Saturday, November 27, 2010

Duncan Kelly's "The Propriety of Liberty"

Duncan Kelly is a University Senior Lecturer in Political Theory in the Department of Politics and International Studies, University of Cambridge, and a Fellow of Jesus College, Cambridge.

He applied the “Page 99 Test” to his new book, The Propriety of Liberty: Persons, Passions, and Judgement in Modern Political Thought, and reported the following:
On p. 99, my argument concerns the relationship between legislative passions and civil religion in the political thought of Montesquieu, the famous eighteenth-century author of L’Esprit des lois. At this point in the book, I have already discussed some of the ways in which Montesquieu considers justice in relation to classical moral philosophical arguments about politics, friendship, and despotism, and have also explored his analysis of the human passions.

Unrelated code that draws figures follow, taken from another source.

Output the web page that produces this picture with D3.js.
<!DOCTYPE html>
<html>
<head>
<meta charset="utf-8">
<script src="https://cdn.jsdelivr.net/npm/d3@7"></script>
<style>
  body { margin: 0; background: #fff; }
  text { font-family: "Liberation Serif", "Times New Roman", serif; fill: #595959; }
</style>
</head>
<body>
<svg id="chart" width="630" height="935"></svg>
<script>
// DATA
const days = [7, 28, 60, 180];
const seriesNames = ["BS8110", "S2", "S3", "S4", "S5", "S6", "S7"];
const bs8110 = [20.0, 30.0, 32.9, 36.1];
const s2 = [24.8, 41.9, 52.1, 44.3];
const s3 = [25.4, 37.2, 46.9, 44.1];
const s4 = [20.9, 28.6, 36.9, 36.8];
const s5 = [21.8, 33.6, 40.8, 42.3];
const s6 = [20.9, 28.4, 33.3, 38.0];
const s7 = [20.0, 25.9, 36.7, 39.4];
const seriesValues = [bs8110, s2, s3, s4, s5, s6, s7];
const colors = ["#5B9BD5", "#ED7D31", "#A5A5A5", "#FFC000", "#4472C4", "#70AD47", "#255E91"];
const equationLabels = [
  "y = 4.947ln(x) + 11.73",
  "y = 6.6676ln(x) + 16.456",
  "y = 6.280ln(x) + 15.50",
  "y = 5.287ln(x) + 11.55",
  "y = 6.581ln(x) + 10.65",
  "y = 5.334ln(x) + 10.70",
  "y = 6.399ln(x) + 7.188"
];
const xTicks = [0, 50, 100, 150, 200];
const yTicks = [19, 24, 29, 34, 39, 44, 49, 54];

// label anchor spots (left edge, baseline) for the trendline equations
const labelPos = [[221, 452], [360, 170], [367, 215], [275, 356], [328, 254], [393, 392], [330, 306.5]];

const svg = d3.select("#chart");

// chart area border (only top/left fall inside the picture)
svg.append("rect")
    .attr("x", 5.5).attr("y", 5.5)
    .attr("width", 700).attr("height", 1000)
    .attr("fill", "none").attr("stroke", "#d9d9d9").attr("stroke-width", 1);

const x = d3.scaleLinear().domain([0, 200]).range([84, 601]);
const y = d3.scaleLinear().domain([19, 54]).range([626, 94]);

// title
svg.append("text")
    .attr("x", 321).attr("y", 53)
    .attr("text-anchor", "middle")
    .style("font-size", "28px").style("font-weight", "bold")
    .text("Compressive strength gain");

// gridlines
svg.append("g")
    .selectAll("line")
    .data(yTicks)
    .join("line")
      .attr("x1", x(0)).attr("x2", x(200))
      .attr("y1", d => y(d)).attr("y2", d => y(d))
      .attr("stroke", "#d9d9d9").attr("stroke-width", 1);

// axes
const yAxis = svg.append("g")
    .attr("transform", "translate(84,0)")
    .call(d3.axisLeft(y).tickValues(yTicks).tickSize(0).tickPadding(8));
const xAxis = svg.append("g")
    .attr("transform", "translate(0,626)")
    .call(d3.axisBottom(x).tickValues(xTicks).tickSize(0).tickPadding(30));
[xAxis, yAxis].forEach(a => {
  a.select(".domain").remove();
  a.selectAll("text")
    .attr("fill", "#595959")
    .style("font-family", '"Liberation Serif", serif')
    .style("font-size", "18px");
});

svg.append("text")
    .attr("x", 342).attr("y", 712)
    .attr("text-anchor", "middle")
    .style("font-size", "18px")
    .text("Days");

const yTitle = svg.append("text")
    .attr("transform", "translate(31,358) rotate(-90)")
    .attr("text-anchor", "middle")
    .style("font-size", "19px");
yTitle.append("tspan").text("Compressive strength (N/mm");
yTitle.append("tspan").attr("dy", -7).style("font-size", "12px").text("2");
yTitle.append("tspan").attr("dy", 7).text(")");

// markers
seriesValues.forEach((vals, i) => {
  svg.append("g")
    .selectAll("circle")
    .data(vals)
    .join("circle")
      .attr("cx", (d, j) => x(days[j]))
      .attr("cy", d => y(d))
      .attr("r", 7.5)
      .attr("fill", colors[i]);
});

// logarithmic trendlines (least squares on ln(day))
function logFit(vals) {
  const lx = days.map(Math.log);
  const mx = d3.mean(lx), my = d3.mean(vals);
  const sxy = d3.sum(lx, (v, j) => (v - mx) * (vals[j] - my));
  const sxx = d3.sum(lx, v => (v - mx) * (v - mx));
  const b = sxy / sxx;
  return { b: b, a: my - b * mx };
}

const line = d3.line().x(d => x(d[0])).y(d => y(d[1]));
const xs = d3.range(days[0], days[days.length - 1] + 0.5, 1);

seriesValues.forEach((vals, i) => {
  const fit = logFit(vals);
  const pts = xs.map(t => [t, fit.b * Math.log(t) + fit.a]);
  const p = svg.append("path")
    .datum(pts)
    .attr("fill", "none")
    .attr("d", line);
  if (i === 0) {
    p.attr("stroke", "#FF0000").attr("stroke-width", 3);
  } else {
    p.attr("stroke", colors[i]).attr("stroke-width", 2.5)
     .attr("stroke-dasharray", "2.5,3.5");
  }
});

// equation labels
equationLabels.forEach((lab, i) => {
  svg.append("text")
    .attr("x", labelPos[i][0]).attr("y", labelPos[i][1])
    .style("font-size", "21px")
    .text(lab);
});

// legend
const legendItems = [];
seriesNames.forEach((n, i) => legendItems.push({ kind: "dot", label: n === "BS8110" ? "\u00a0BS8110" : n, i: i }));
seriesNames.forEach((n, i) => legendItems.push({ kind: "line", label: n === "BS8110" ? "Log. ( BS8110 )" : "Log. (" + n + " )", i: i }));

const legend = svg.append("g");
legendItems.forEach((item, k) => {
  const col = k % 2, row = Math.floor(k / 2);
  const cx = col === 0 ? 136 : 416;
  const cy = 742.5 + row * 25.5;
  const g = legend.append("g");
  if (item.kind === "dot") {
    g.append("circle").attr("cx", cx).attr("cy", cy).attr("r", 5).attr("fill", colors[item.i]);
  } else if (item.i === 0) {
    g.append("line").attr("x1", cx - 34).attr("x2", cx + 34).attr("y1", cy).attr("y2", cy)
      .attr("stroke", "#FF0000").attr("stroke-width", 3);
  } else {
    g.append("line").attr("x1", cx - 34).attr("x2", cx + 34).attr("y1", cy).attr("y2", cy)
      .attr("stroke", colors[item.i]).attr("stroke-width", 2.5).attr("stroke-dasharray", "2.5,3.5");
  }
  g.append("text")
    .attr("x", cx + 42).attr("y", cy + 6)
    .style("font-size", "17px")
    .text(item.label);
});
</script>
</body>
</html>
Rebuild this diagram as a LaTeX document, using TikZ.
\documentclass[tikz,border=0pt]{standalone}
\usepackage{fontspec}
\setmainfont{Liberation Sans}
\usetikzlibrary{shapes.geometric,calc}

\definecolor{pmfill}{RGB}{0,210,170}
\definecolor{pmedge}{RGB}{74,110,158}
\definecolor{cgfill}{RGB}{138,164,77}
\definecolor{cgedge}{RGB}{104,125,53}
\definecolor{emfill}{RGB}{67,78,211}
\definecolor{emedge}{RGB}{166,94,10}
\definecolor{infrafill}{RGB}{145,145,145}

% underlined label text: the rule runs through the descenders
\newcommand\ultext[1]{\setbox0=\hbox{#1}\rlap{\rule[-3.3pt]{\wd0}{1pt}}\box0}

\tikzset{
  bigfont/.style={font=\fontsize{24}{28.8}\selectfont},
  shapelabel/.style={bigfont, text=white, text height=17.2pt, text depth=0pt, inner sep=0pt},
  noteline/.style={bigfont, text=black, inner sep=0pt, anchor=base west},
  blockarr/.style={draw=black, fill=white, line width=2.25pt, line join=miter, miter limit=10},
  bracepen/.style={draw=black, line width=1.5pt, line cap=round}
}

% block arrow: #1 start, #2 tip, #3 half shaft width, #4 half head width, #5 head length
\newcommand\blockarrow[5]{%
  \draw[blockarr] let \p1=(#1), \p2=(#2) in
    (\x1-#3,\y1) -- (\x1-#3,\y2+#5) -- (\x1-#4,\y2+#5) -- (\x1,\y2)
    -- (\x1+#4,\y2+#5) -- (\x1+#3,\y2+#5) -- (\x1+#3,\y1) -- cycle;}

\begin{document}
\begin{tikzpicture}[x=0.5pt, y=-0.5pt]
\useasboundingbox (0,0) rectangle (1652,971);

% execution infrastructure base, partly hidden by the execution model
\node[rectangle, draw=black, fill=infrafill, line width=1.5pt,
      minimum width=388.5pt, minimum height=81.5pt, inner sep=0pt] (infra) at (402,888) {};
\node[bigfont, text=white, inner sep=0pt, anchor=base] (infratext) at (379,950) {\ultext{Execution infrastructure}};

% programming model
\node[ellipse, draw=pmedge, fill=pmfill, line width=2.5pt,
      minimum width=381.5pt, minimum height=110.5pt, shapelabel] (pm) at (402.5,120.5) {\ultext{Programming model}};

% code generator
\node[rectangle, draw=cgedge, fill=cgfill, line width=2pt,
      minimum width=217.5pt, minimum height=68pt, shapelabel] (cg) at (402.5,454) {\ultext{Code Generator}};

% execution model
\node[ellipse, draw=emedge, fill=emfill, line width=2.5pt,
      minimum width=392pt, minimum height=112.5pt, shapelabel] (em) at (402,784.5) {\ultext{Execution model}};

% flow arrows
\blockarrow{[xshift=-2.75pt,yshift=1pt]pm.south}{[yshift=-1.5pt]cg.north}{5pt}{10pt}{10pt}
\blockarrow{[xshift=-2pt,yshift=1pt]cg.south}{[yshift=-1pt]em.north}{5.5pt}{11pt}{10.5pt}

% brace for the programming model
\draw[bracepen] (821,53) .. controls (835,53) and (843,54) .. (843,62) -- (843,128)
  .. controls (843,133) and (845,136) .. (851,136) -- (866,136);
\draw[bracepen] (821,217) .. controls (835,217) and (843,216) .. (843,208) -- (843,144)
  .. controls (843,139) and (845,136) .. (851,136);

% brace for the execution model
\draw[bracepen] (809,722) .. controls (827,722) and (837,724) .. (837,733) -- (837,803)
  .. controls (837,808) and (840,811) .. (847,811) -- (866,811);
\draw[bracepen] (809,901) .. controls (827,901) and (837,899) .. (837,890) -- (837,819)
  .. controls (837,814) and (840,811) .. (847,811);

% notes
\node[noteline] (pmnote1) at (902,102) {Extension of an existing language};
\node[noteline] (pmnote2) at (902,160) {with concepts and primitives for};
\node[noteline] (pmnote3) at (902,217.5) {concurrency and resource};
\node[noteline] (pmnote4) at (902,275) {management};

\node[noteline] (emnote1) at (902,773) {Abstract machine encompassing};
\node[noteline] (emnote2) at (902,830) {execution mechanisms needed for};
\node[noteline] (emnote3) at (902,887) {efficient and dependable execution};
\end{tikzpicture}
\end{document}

If we are to have political liberty, Montesquieu tells us, we must struggle to regulate our own passionate natures. Moreover, if we are to have the greatest possible political liberty, we will need to live under a moderate government that can adequately align itself with our natural desires and thereby help to cultivate our freedom. Balance, moderation, and prudence are crucial to the enterprise, and the combination of internal and external regulation this requires, according to Montesquieu, hints at the more general argument of the book. For in essence, this book considers the historical development of a particular idea of liberty as a form of propriety. In this history, propriety is understood both as an internal form of self-governing conduct concerned with the quality of individual agency, and also as an external standard of judgement for assessing the actions of others, rooted in a common conception of justice. The story begins with John Locke and ends with Thomas Hill Green, but covers the works of Adam Smith and John Stuart Mill (as well as Montesquieu) along the way. Here is a passage:
True political virtue, the spring (ressort) for action that unites the good man to the ideal republic, is neither moral, nor Christian, nor indeed classical and heroic virtue. Only political liberty, and hence moderation or propriety, can foster the promotion of political virtue through the artificial manipulation of natural passions, and while monarchy might best achieve this aim, part of the human ingenuity that makes this artifice possible stems from the wisdom of the legislator who knows how to relate religion to politics. Civil religion is another tool, like honour, for promoting a well-ordered polity. Just as intermediary powers help to balance moderate regimes by cultivating good citizens, so too should ‘religion and the civil laws’ aim ‘principally to make good citizens of men’. To the extent that one or the other ‘departs from this end’, the other force should attempt to counterbalance it.
Montesquieu clearly sees himself as part of a much broader political tradition here. As an earlier discussion from the same page suggests:
It is unsurprising therefore to find Montesquieu suggesting that the connections between laws, the constitution of the state and the various passions of the people, all ‘meet [in] the passions and prejudices of the legislator’. It was a claim that allowed him to present Aristotle and Plato, Machiavelli, Thomas More, and James Harrington as precursors of his argument. Balance, moderation and propriety structure Montesquieu’s political thinking, and he saw the need for it everywhere, whether in terms of balancing property and political power, or in terms of the need to balance our natural self-interest with the demands of political stability. It was equally vital, though, that the ‘genius’ of the legislator recognize the need for concision and simplicity in style. Laws should be like the Roman Twelve Tables, not the ‘Novellae of Justinian’ or the overly rhetorical laws of princes in the East. They certainly should not change ‘without sufficient reason’. They should also sit well with the mediocrity or generality of the middling sort, as Aristotle had proposed.
Outlining some of these connections in Montesquieu, and in the works of other major figures in the history of modern political thought, the book as a whole makes the case for reconsidering our current sense of the relationship between free agency and political freedom. By looking again at the intellectual history of the idea of liberty in modern political thought, it tries to show how such an account might help to move us beyond some of the conventional, and occasionally misleading, categories of contemporary political argument.